Line Art: Westerly MM Newsletter by Alice Wills
It may be useful to note that in the committee’s experience, Friends who have been recorded, do not seem to feel themselves to be in any way set apart from others in their Meetings nor do they have a sense of some kind of status afforded by it. It may be that the problem of viewing them as an elite group lies more in the beholder than the beheld, that it lies in a misconception that the act of recording is an honoring of the person and bestowing a title upon them. As Thomas Hancock says in his writings on the subject, the recording of gifts in the ministry is a recording of the gift not a recording of the person. The spiritual gift rather than the human vessel was recognized, and the monthly meeting recorded its recognition. This gift, with the concurrence of Friends, is simply acknowledged to exist by recording the Friend as a minister. The latter has been actually made a minister by the Lord, and not by men. Perhaps it is unhelpful to refer to Friends through whom this gift is being expressed as “recorded ministers,” even though this seems like a convenient shorthand. It may give rise to the feeling that it is a title. Are there ways we could make this clearer?
Other writings which struck us as particularly helpful and provocative in our discussion and understanding of ministry in the Religious Society of Friends, were the following extracts from the writings of D. Elton Trueblood: “This is a ministry which has nothing to do with status or honor and in which the entire function is a loving, modest, concern for the nourishment of the Divine Seed in each human heart.” He also states, in relation to the idea that there is a need for a particular ministry in addition to the general ministry of all members: “The fact is that people cannot have equal responsibility because they do not have equal concern.”

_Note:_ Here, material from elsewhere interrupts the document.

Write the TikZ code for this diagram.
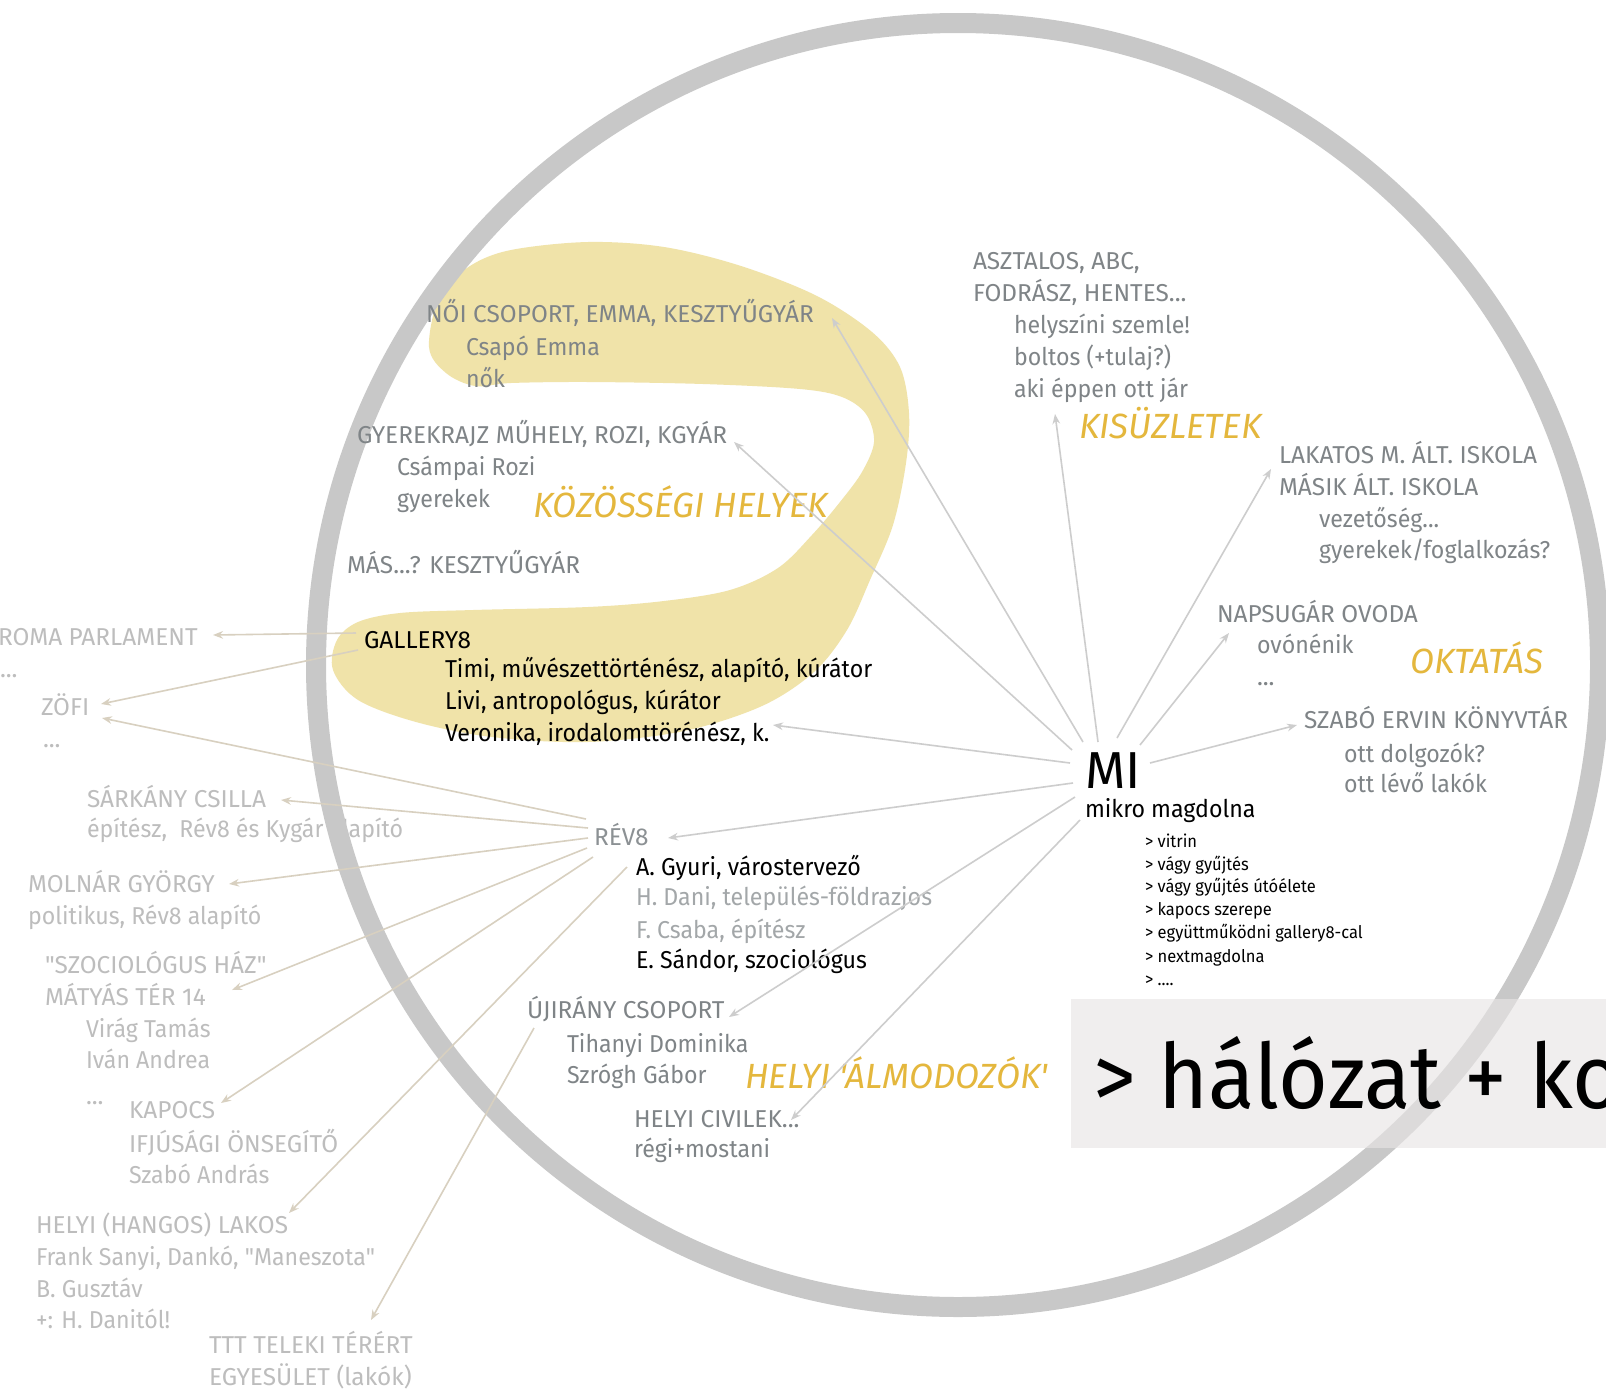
\documentclass[tikz,border=0pt]{standalone}
\usepackage{fontspec}
\setmainfont{Fira Sans}[Ligatures=TeXOff]
\newfontfamily\narrowf{Fira Sans}[Ligatures=TeXOff, FakeStretch=0.95]
\usetikzlibrary{arrows.meta}
\definecolor{txtgray}{HTML}{7F8487}
\definecolor{txtlight}{HTML}{BDBDBD}
\definecolor{txtmid}{HTML}{A3A7A9}
\definecolor{revgray}{HTML}{8C9194}
\definecolor{goldc}{HTML}{E4B73D}
\definecolor{blobc}{HTML}{F0E3A9}
\definecolor{ringc}{HTML}{C8C8C8}
\definecolor{milinec}{HTML}{CDCDCD}
\definecolor{beigec}{HTML}{D8D0C0}
\definecolor{boxc}{HTML}{E8E5E5}
\newcommand\fsbody{\fontsize{12.2}{14}\selectfont}
\newcommand\fsnar{\narrowf\fontsize{12.2}{14}\selectfont}
\newcommand\fsgold{\fontsize{17.5}{20}\selectfont\itshape}
\newcommand\fssmall{\narrowf\fontsize{8.7}{10}\selectfont}
\newcommand\fsmi{\fontsize{26}{30}\selectfont}
\newcommand\fsbig{\narrowf\fontsize{45}{50}\selectfont}
\begin{document}
\begin{tikzpicture}[x=0.5pt,y=-0.5pt,
  base/.style={anchor=base west, inner sep=0pt, outer sep=0pt, font=\fsbody},
  nar/.style={font=\fsnar},
  gtxt/.style={base, text=txtgray},
  ltxt/.style={base, text=txtlight},
  mtxt/.style={base, text=txtmid},
  btxt/.style={base, text=black},
  goldtxt/.style={base, text=goldc, font=\fsgold},
  lsttxt/.style={base, text=black, font=\fssmall},
  miarrow/.style={draw=milinec, line width=0.8pt, -{Stealth[length=5pt,width=3.8pt]}},
  bgarrow/.style={draw=beigec, line width=0.8pt, -{Stealth[length=5pt,width=3.8pt]}}
]
\useasboundingbox (0,0) rectangle (1606,1397);
\fill[white] (0,0) rectangle (1606,1397);

% yellow blob
\fill[blobc] plot[smooth cycle, tension=0.55] coordinates {
 (429,347) (440,295) (470,266) (511,250) (588,242) (664,247) (741,266)
 (817,296) (872,332) (900,367) (909,413) (906,463) (893,525) (870,580)
 (847,630) (814,672) (762,706) (684,731) (588,742) (492,737) (416,722)
 (358,700) (333,670) (337,640) (358,622) (400,613) (473,610) (588,607)
 (664,601) (730,590) (778,568) (812,535) (840,502) (862,472) (874,442)
 (866,414) (842,397) (800,389) (703,384) (588,382) (511,383) (475,386)
 (446,373)};

% texts outside the circle
\node[ltxt] (roma) at (-2,645) {ROMA PARLAMENT};
\node[ltxt] (roma2) at (0,677) {...};
\node[ltxt] (zofi) at (41,715) {ZÖFI};
\node[ltxt] (zofi2) at (43,747) {...};
\node[ltxt] (sark) at (87,807) {SÁRKÁNY CSILLA};
\node[ltxt, nar] (sark2) at (87,837) {építész,\ \ Rév8 és Kygár alapító};
\node[ltxt] (moln) at (28,892) {MOLNÁR GYÖRGY};
\node[ltxt, nar] (moln2) at (28,924) {politikus, Rév8 alapító};
\node[ltxt] (szoc) at (45,973) {"SZOCIOLÓGUS HÁZ"};
\node[ltxt] (szoc2) at (45,1005) {MÁTYÁS TÉR 14};
\node[ltxt, nar] (szoc3) at (86,1037) {Virág Tamás};
\node[ltxt, nar] (szoc4) at (86,1068) {Iván Andrea};
\node[ltxt] (szoc5) at (86,1104) {...};
\node[ltxt] (kap) at (129,1118) {KAPOCS};
\node[ltxt] (kap2) at (129,1152) {IFJÚSÁGI ÖNSEGÍTŐ};
\node[ltxt, nar] (kap3) at (129,1183) {Szabó András};
\node[ltxt] (hang) at (36,1233) {HELYI (HANGOS) LAKOS};
\node[ltxt, nar] (hang2) at (36,1265) {Frank Sanyi, Dankó, "Maneszota"};
\node[ltxt, nar] (hang3) at (36,1297) {B. Gusztáv};
\node[ltxt, nar] (hang4) at (36,1328) {+: H. Danitól!};
\node[ltxt] (ttt) at (209,1353) {TTT TELEKI TÉRÉRT};
\node[ltxt] (ttt2) at (209,1385) {EGYESÜLET (lakók)};

% the ring
\draw[ringc, line width=10pt] (958,665) circle[radius=321pt];

% bottom right box
\fill[boxc, fill opacity=0.65] (1071,999) rectangle (1606,1148);
\node[base, text=black, font=\fsbig] (halo) at (1093,1108) {> hálózat + ko};

% közösségi helyek
\node[gtxt] (noi) at (426,322) {NŐI CSOPORT, EMMA, KESZTYŰGYÁR};
\node[gtxt, nar] (noi2) at (466,355) {Csapó Emma};
\node[gtxt, nar] (noi3) at (466,387) {nők};
\node[gtxt] (gyk) at (357,443) {GYEREKRAJZ MŰHELY, ROZI, KGYÁR};
\node[gtxt, nar] (gyk2) at (397,475) {Csámpai Rozi};
\node[gtxt, nar] (gyk3) at (397,507) {gyerekek};
\node[goldtxt] (koz) at (533,517) {KÖZÖSSÉGI HELYEK};
\node[gtxt] (mas) at (347,573) {MÁS...? KESZTYŰGYÁR};

% gallery8
\node[btxt] (gal) at (364,648) {GALLERY8};
\node[btxt, nar] (gal1) at (445,677) {Timi, művészettörténész, alapító, kúrátor};
\node[btxt, nar] (gal2) at (445,709) {Livi, antropológus, kúrátor};
\node[btxt, nar] (gal3) at (445,741) {Veronika, irodalomttörénész, k.};

% rév8
\node[base, text=revgray] (rev) at (594,845) {RÉV8};
\node[btxt, nar] (rev1) at (636,875) {A. Gyuri, várostervező};
\node[mtxt, nar] (rev2) at (636,905) {H. Dani, település-földrazjos};
\node[mtxt, nar] (rev3) at (636,938) {F. Csaba, építész};
\node[btxt, nar] (rev4) at (636,968) {E. Sándor, szociológus};

% újirány
\node[gtxt] (uj) at (527,1018) {ÚJIRÁNY CSOPORT};
\node[gtxt, nar] (uj2) at (567,1052) {Tihanyi Dominika};
\node[gtxt, nar] (uj3) at (567,1083) {Szrógh Gábor};
\node[goldtxt] (alm) at (745,1088) {HELYI 'ÁLMODOZÓK'};
\node[gtxt] (civ) at (634,1127) {HELYI CIVILEK...};
\node[gtxt, nar] (civ2) at (634,1157) {régi+mostani};

% kisüzletek
\node[gtxt] (asz) at (973,269) {ASZTALOS, ABC,};
\node[gtxt] (asz2) at (973,301) {FODRÁSZ, HENTES...};
\node[gtxt, nar] (asz3) at (1014,333) {helyszíni szemle!};
\node[gtxt, nar] (asz4) at (1014,365) {boltos (+tulaj?)};
\node[gtxt, nar] (asz5) at (1014,397) {aki éppen ott jár};
\node[goldtxt] (kis) at (1079,438) {KISÜZLETEK};

% oktatás
\node[gtxt] (lak) at (1279,463) {LAKATOS M. ÁLT. ISKOLA};
\node[gtxt] (lak2) at (1279,495) {MÁSIK ÁLT. ISKOLA};
\node[gtxt, nar] (lak3) at (1319,527) {vezetőség...};
\node[gtxt, nar] (lak4) at (1319,558) {gyerekek/foglalkozás?};
\node[gtxt] (nap) at (1217,622) {NAPSUGÁR OVODA};
\node[gtxt, nar] (nap2) at (1257,653) {ovónénik};
\node[gtxt] (nap3) at (1257,685) {...};
\node[goldtxt] (okt) at (1410,673) {OKTATÁS};
\node[gtxt] (sze) at (1304,728) {SZABÓ ERVIN KÖNYVTÁR};
\node[gtxt, nar] (sze2) at (1344,762) {ott dolgozók?};
\node[gtxt, nar] (sze3) at (1344,792) {ott lévő lakók};

% MI
\node[base, text=black, font=\fsmi] (mi) at (1085,788) {MI};
\node[btxt, nar] (mm) at (1085,817) {mikro magdolna};
\node[lsttxt] (l1) at (1145,847) {> vitrin};
\node[lsttxt] (l2) at (1145,870) {> vágy gyűjtés};
\node[lsttxt] (l3) at (1145,892) {> vágy gyűjtés útóélete};
\node[lsttxt] (l4) at (1145,915) {> kapocs szerepe};
\node[lsttxt] (l5) at (1145,938) {> együttműködni gallery8-cal};
\node[lsttxt] (l6) at (1145,962) {> nextmagdolna};
\node[lsttxt] (l7) at (1145,985) {> ....};

% connector end points
\coordinate (mA) at (1083,742);  \coordinate (tA) at (832,318);
\coordinate (mB) at (1072,750);  \coordinate (tB) at (734,442);
\coordinate (mC) at (1098,742);  \coordinate (tC) at (1055,414);
\coordinate (mD) at (1117,738);  \coordinate (tD) at (1271,469);
\coordinate (mE) at (1140,745);  \coordinate (tE) at (1229,633);
\coordinate (mF) at (1150,763);  \coordinate (tF) at (1297,725);
\coordinate (mG) at (1070,763);  \coordinate (tG) at (773,725);
\coordinate (mH) at (1073,783);  \coordinate (tH) at (668,838);
\coordinate (mI) at (1075,797);  \coordinate (tI) at (729,1017);
\coordinate (mJ) at (1080,820);  \coordinate (tJ) at (791,1120);

\coordinate (gR) at (356,633);   \coordinate (tR) at (213,635);
\coordinate (gS) at (358,650);   \coordinate (tS) at (101,704);
\coordinate (rK) at (586,819);   \coordinate (tK) at (102,718);
\coordinate (rL) at (588,828);   \coordinate (tL) at (281,800);
\coordinate (rM) at (588,838);   \coordinate (tM) at (229,884);
\coordinate (rN) at (587,848);   \coordinate (tN) at (232,990);
\coordinate (rO) at (593,857);   \coordinate (tO) at (221,1103);
\coordinate (rP) at (627,867);   \coordinate (tP) at (289,1213);
\coordinate (uQ) at (534,1028);  \coordinate (tQ) at (371,1320);

% connectors from MI
\draw[miarrow] (mA) -- (tA);
\draw[miarrow] (mB) -- (tB);
\draw[miarrow] (mC) -- (tC);
\draw[miarrow] (mD) -- (tD);
\draw[miarrow] (mE) -- (tE);
\draw[miarrow] (mF) -- (tF);
\draw[miarrow] (mG) -- (tG);
\draw[miarrow] (mH) -- (tH);
\draw[miarrow] (mI) -- (tI);
\draw[miarrow] (mJ) -- (tJ);

% connectors from gallery8, rév8, újirány
\draw[bgarrow] (gR) -- (tR);
\draw[bgarrow] (gS) -- (tS);
\draw[bgarrow] (rK) -- (tK);
\draw[bgarrow] (rL) -- (tL);
\draw[bgarrow] (rM) -- (tM);
\draw[bgarrow] (rN) -- (tN);
\draw[bgarrow] (rO) -- (tO);
\draw[bgarrow] (rP) -- (tP);
\draw[bgarrow] (uQ) -- (tQ);
\end{tikzpicture}
\end{document}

While the members of the committee differed widely in their opinions as to the usefulness and appropriateness of the practice of recording gifts in the ministry, we were in agreement that the nurturing of each other’s gifts and the nurturing of leadership within the Quarter and its constituent meetings, is of great importance. Whatever conclusion Friends come to about the continuance of the practice and how we as a Quarter might want to be more faithful in nurturing leadership, we would hope that it would be based on providing the most encouragement possible to all, rather than on fear of someone somehow abusing the practice, or in reaction to particular situations which are outside the norm. The committee was in agreement that the whole question of whether to record or not to record gifts in the ministry is of secondary importance to the question of how we faith fully nurture leadership of all kinds in our midst and would encourage meetings to consider how they can do this.